→ **JOB**:
The exercise asks you to copy every line below in which "matplotlib" appears.

· · ·

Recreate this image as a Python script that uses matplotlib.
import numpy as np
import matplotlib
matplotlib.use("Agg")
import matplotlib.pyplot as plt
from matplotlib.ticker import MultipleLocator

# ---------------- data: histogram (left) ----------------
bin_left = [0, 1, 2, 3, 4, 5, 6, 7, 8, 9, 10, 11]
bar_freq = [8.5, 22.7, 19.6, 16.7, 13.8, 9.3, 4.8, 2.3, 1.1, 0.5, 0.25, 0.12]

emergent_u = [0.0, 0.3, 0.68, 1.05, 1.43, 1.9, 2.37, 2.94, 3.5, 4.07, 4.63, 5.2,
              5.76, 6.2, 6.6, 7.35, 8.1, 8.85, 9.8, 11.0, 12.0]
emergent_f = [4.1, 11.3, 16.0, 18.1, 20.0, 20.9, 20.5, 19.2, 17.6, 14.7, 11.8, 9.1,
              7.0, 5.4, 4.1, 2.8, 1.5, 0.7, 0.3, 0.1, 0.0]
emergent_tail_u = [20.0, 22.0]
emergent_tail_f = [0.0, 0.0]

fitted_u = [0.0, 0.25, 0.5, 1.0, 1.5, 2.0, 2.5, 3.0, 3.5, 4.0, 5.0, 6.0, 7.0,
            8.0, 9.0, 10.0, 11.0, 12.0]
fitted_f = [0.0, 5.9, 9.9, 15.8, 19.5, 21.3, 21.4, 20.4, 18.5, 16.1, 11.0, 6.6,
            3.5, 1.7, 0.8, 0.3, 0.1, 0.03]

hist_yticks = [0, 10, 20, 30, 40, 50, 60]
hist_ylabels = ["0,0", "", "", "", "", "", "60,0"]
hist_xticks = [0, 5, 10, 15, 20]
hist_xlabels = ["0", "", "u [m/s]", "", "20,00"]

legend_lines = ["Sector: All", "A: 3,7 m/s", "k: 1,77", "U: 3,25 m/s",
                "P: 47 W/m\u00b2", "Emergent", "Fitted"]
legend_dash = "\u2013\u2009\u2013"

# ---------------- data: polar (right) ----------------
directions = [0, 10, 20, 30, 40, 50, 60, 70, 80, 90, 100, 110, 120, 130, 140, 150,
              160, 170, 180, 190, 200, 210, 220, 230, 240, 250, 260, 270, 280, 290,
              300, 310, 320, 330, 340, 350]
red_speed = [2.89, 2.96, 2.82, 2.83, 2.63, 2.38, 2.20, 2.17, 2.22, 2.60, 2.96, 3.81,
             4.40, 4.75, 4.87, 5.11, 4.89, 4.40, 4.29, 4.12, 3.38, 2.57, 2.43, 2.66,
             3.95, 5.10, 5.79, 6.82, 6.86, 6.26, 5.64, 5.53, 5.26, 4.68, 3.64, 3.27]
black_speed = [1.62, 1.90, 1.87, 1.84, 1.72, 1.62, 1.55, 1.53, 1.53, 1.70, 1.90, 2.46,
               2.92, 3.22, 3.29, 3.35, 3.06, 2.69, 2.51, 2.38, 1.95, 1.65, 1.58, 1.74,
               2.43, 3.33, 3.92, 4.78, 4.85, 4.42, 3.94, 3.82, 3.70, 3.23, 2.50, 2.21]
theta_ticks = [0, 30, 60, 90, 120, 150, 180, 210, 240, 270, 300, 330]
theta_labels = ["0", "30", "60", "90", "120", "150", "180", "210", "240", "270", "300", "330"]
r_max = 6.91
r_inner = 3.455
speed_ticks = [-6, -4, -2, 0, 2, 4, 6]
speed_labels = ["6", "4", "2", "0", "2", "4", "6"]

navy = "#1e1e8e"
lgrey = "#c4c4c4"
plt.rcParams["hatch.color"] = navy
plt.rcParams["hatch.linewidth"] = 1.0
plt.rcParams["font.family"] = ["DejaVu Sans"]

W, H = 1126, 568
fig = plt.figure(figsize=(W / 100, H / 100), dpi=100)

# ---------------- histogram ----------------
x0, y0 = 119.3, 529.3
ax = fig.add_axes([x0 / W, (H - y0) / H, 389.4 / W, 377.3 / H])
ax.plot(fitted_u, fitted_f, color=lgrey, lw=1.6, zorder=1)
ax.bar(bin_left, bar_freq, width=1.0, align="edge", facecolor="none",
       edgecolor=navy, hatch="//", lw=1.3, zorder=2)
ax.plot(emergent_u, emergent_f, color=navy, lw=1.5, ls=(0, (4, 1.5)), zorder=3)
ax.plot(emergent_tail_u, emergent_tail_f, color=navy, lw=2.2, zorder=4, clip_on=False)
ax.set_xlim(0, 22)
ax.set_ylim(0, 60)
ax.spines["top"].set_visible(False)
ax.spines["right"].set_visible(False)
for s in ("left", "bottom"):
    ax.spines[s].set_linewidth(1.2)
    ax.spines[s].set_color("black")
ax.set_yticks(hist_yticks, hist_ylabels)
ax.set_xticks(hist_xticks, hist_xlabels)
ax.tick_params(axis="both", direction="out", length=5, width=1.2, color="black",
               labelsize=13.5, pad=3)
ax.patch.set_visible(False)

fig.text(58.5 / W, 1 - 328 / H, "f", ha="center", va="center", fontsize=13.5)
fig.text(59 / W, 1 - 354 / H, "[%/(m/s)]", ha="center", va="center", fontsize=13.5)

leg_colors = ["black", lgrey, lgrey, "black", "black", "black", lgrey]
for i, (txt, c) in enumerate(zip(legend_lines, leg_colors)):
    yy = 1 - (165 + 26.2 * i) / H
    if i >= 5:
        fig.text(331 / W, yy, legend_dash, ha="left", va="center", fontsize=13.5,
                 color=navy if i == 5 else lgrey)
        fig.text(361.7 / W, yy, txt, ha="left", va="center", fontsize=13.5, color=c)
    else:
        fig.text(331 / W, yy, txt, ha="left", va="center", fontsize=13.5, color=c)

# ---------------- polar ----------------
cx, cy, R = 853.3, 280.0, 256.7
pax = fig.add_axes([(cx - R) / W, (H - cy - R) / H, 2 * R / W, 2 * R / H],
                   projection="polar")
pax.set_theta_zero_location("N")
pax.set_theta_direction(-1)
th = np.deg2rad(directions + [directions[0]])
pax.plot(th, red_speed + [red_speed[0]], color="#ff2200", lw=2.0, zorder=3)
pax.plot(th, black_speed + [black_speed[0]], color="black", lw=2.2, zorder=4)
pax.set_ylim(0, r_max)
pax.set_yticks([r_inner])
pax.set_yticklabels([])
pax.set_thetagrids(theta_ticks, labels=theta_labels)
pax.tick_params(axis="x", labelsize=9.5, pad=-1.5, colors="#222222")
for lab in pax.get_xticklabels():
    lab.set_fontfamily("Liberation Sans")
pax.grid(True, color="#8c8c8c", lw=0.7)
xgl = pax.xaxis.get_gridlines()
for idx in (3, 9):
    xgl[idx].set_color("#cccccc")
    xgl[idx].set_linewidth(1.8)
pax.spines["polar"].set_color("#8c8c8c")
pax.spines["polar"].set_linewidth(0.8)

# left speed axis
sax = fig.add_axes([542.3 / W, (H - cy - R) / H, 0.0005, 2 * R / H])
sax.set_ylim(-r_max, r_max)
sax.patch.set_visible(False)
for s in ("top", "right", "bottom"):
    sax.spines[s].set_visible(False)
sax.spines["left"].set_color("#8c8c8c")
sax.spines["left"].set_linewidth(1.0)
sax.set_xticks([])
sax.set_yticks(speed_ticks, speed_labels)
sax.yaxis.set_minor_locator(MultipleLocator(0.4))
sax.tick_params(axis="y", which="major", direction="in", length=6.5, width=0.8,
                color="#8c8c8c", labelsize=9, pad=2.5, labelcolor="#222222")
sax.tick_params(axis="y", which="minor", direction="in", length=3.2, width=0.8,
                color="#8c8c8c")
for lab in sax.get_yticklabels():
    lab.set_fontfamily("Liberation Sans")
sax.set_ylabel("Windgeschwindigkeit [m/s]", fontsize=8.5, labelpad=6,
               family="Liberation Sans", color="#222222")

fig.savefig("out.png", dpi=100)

· · ·

→ **EXERCISE OUTPUT**:
Recreate this image as a Python script that uses matplotlib.
import matplotlib
matplotlib.use("Agg")
import matplotlib.pyplot as plt
from matplotlib.ticker import MultipleLocator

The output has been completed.